In Texas, about 16 percent of low-income students went to college in the 1990s. And most states did much better than Texas in improving the rate at which low-income students went to college between 1992 and 1998, according to Mortenson. With no improvement or decline, Texas ranked 48th, while Connecticut had the most improvement.
"Those rankings don't reflect important policy initiatives passed by Governor Bush in the legislature last year," says Ray Sullivan, a Bush spokesman. He points to a $100 million state college grant program for low-income students, new funding for minority colleges, and the "10 percent rule" granting automatic admission to Texas colleges for any student in the top tenth of their high school classes.
Still, for some poor folks from Texas, the path to a four-year degree lies beyond state borders. Take, for example, Leslie Prieto. The 1997 high school graduate was at her financial limit last year. She was working part time and struggling to attend Palo Alto College, a community college near San Antonio. It cost her about $1,000 a year. By contrast, a four-year degree at a state university seemed well beyond her means at about $3,000 a year.

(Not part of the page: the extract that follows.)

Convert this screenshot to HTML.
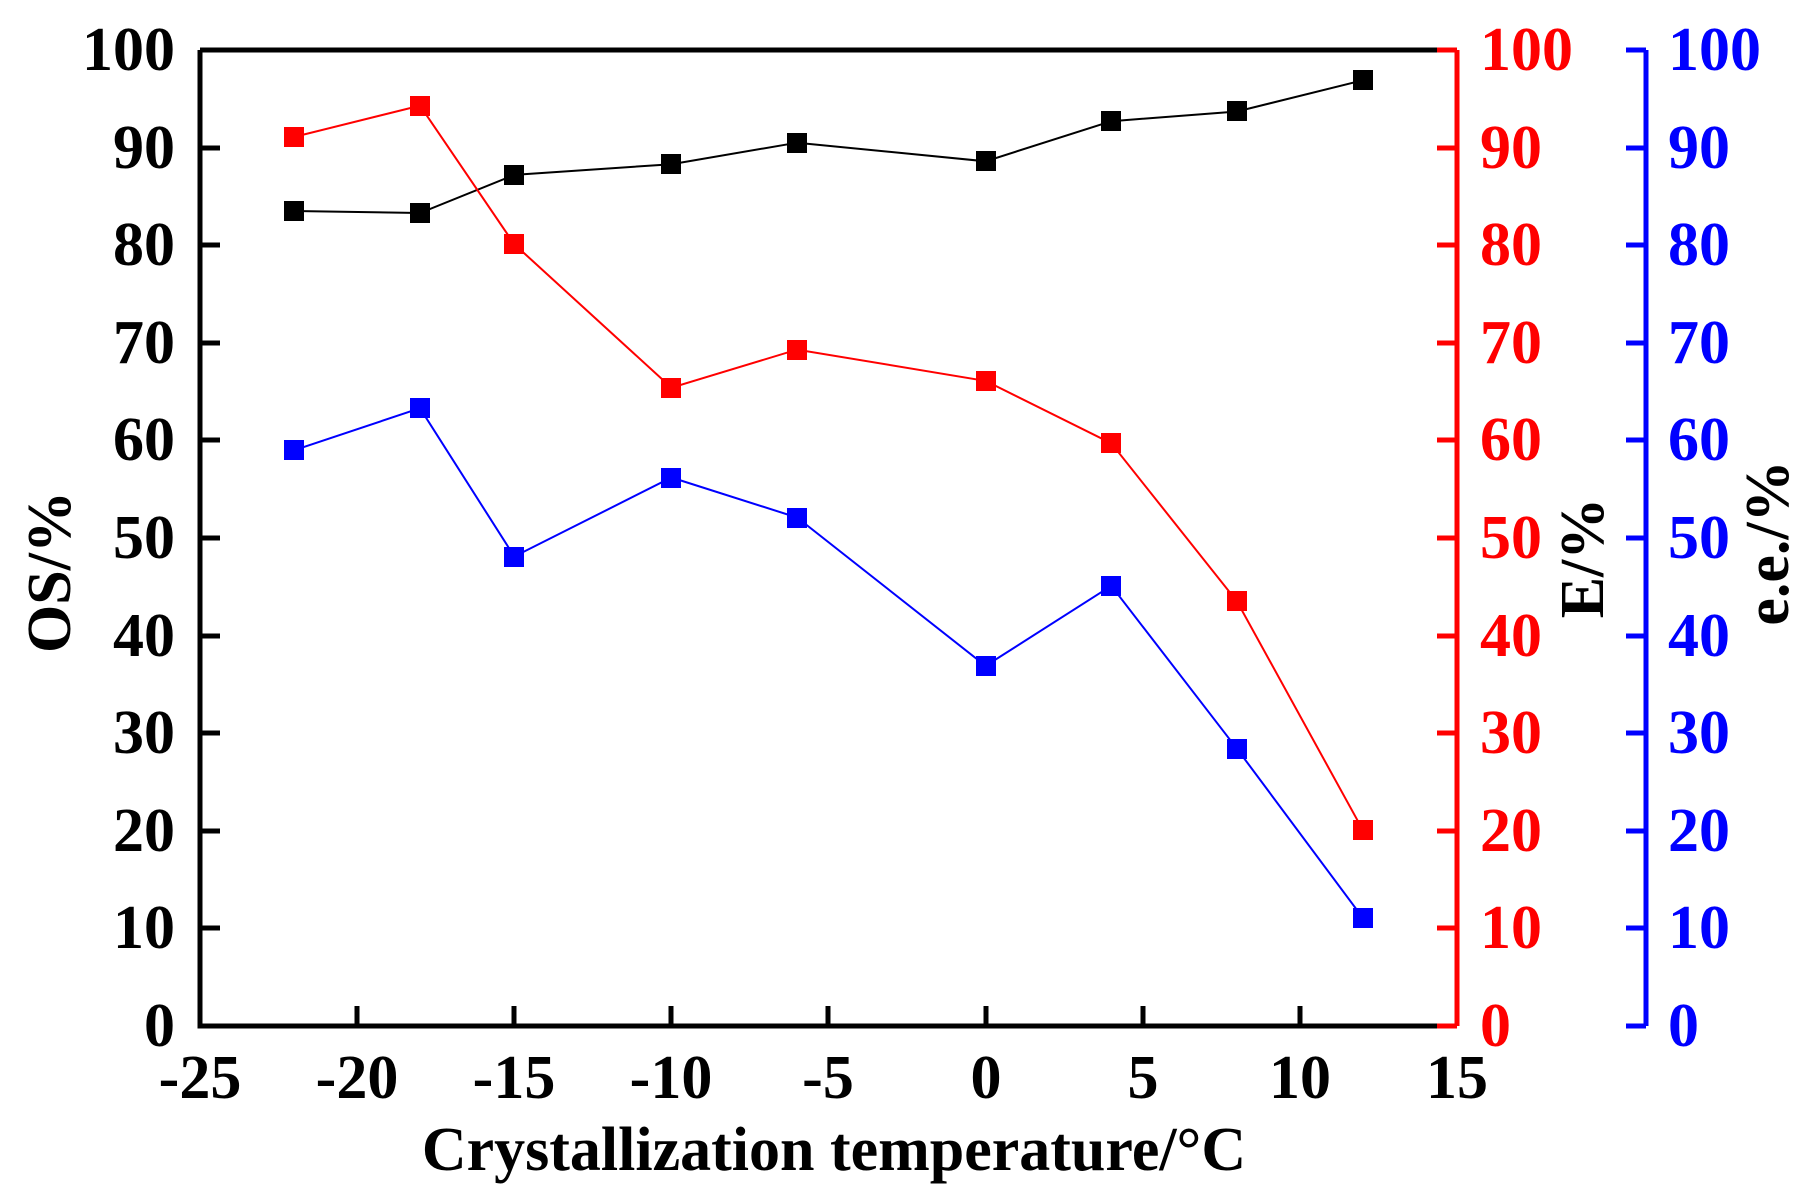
<!DOCTYPE html><html><head><style>body{margin:0;background:#fff}svg{display:block}text{font-family:"Liberation Serif",serif;font-weight:bold}</style></head><body>
<svg width="1815" height="1202" viewBox="0 0 1815 1202" xmlns="http://www.w3.org/2000/svg">
<rect width="1815" height="1202" fill="#fff"/>
<g stroke-width="5" fill="none">
<path d="M200,50 H1457 M200,50 V1026 H1457" stroke="#000"/>
<path d="M1457,50 V1026" stroke="#f00"/>
<path d="M1646,50 V1026" stroke="#00f"/>
</g>
<g font-size="62" text-anchor="end" fill="#000">
<text x="175" y="70">100</text><text x="175" y="168">90</text><text x="175" y="265">80</text><text x="175" y="363">70</text><text x="175" y="460">60</text><text x="175" y="558">50</text><text x="175" y="656">40</text><text x="175" y="753">30</text><text x="175" y="851">20</text><text x="175" y="948">10</text><text x="175" y="1046">0</text>
</g>
<g font-size="62" fill="#f00">
<text x="1480" y="70">100</text><text x="1480" y="168">90</text><text x="1480" y="265">80</text><text x="1480" y="363">70</text><text x="1480" y="460">60</text><text x="1480" y="558">50</text><text x="1480" y="656">40</text><text x="1480" y="753">30</text><text x="1480" y="851">20</text><text x="1480" y="948">10</text><text x="1480" y="1046">0</text>
</g>
<g font-size="62" fill="#00f">
<text x="1668" y="70">100</text><text x="1668" y="168">90</text><text x="1668" y="265">80</text><text x="1668" y="363">70</text><text x="1668" y="460">60</text><text x="1668" y="558">50</text><text x="1668" y="656">40</text><text x="1668" y="753">30</text><text x="1668" y="851">20</text><text x="1668" y="948">10</text><text x="1668" y="1046">0</text>
</g>
<g stroke-width="5">
<path stroke="#000" d="M200,148H220M200,245H220M200,343H220M200,440H220M200,538H220M200,636H220M200,733H220M200,831H220M200,928H220 M357,1026V1006M514,1026V1006M671,1026V1006M828,1026V1006M986,1026V1006M1143,1026V1006M1300,1026V1006"/>
<path stroke="#f00" d="M1457,50H1437M1457,148H1437M1457,245H1437M1457,343H1437M1457,440H1437M1457,538H1437M1457,636H1437M1457,733H1437M1457,831H1437M1457,928H1437M1457,1026H1437"/>
<path stroke="#00f" d="M1646,50H1626M1646,148H1626M1646,245H1626M1646,343H1626M1646,440H1626M1646,538H1626M1646,636H1626M1646,733H1626M1646,831H1626M1646,928H1626M1646,1026H1626"/>
</g>
<g font-size="62" text-anchor="middle" fill="#000">
<text x="200" y="1098">-25</text><text x="357" y="1098">-20</text><text x="514" y="1098">-15</text><text x="671" y="1098">-10</text><text x="828" y="1098">-5</text><text x="986" y="1098">0</text><text x="1143" y="1098">5</text><text x="1300" y="1098">10</text><text x="1457" y="1098">15</text>
<text x="834" y="1170">Crystallization temperature/°C</text>
<text transform="translate(70,572) rotate(-90)">OS/%</text>
<text transform="translate(1603,558) rotate(-90)">E/%</text>
<text transform="translate(1788,543) rotate(-90)">e.e./%</text>
</g>
<g fill="none" stroke-width="2">
<polyline stroke="#000" points="294.3,211 420,213 514.3,174.9 671.4,164.2 797.1,142.7 985.6,161.3 1111.3,121.2 1237,111.5 1362.7,80.3"/>
<polyline stroke="#f00" points="294.3,136.9 420,105.6 514.3,244.2 671.4,387.7 797.1,349.6 985.6,380.9 1111.3,443.3 1237,601.4 1362.7,829.8"/>
<polyline stroke="#00f" points="294.3,450.2 420,408.2 514.3,556.5 671.4,477.5 797.1,517.5 985.6,665.9 1111.3,585.8 1237,748.8 1362.7,917.7"/>
</g>
<g fill="#000"><rect x="284" y="201" width="20" height="20"/><rect x="410" y="203" width="20" height="20"/><rect x="504" y="165" width="20" height="20"/><rect x="661" y="154" width="20" height="20"/><rect x="787" y="133" width="20" height="20"/><rect x="976" y="151" width="20" height="20"/><rect x="1101" y="111" width="20" height="20"/><rect x="1227" y="101" width="20" height="20"/><rect x="1353" y="70" width="20" height="20"/></g>
<g fill="#f00"><rect x="284" y="127" width="20" height="20"/><rect x="410" y="96" width="20" height="20"/><rect x="504" y="234" width="20" height="20"/><rect x="661" y="378" width="20" height="20"/><rect x="787" y="340" width="20" height="20"/><rect x="976" y="371" width="20" height="20"/><rect x="1101" y="433" width="20" height="20"/><rect x="1227" y="591" width="20" height="20"/><rect x="1353" y="820" width="20" height="20"/></g>
<g fill="#00f"><rect x="284" y="440" width="20" height="20"/><rect x="410" y="398" width="20" height="20"/><rect x="504" y="547" width="20" height="20"/><rect x="661" y="468" width="20" height="20"/><rect x="787" y="508" width="20" height="20"/><rect x="976" y="656" width="20" height="20"/><rect x="1101" y="576" width="20" height="20"/><rect x="1227" y="739" width="20" height="20"/><rect x="1353" y="908" width="20" height="20"/></g>
</svg></body></html>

Last month, though, Ms. Prieto transferred to the University of Northern Iowa at Cedar Falls. That school's new diversity initiative pays for her tuition, room, and board. Now, the last barrier keeping her from getting a four-year degree has fallen. "I didn't think I was going to get this far," she says. "My brother and sister all got jobs after high school. No one has a degree, so I didn't see it for myself, either. Now I'm this far along, and God is good, so I'm just going to do what he wants me to do."
But the question of college is purely academic to Lance Strickland, a San Antonio high school senior. Asked about his college plans next year, he laughs. He's going to leap right into the workforce like his brother. "I'd like to work at a shoe store or a sporting goods store," he says. "Or I could do telemarketing. You just sit there and call people at home and ask them if they want to buy stuff."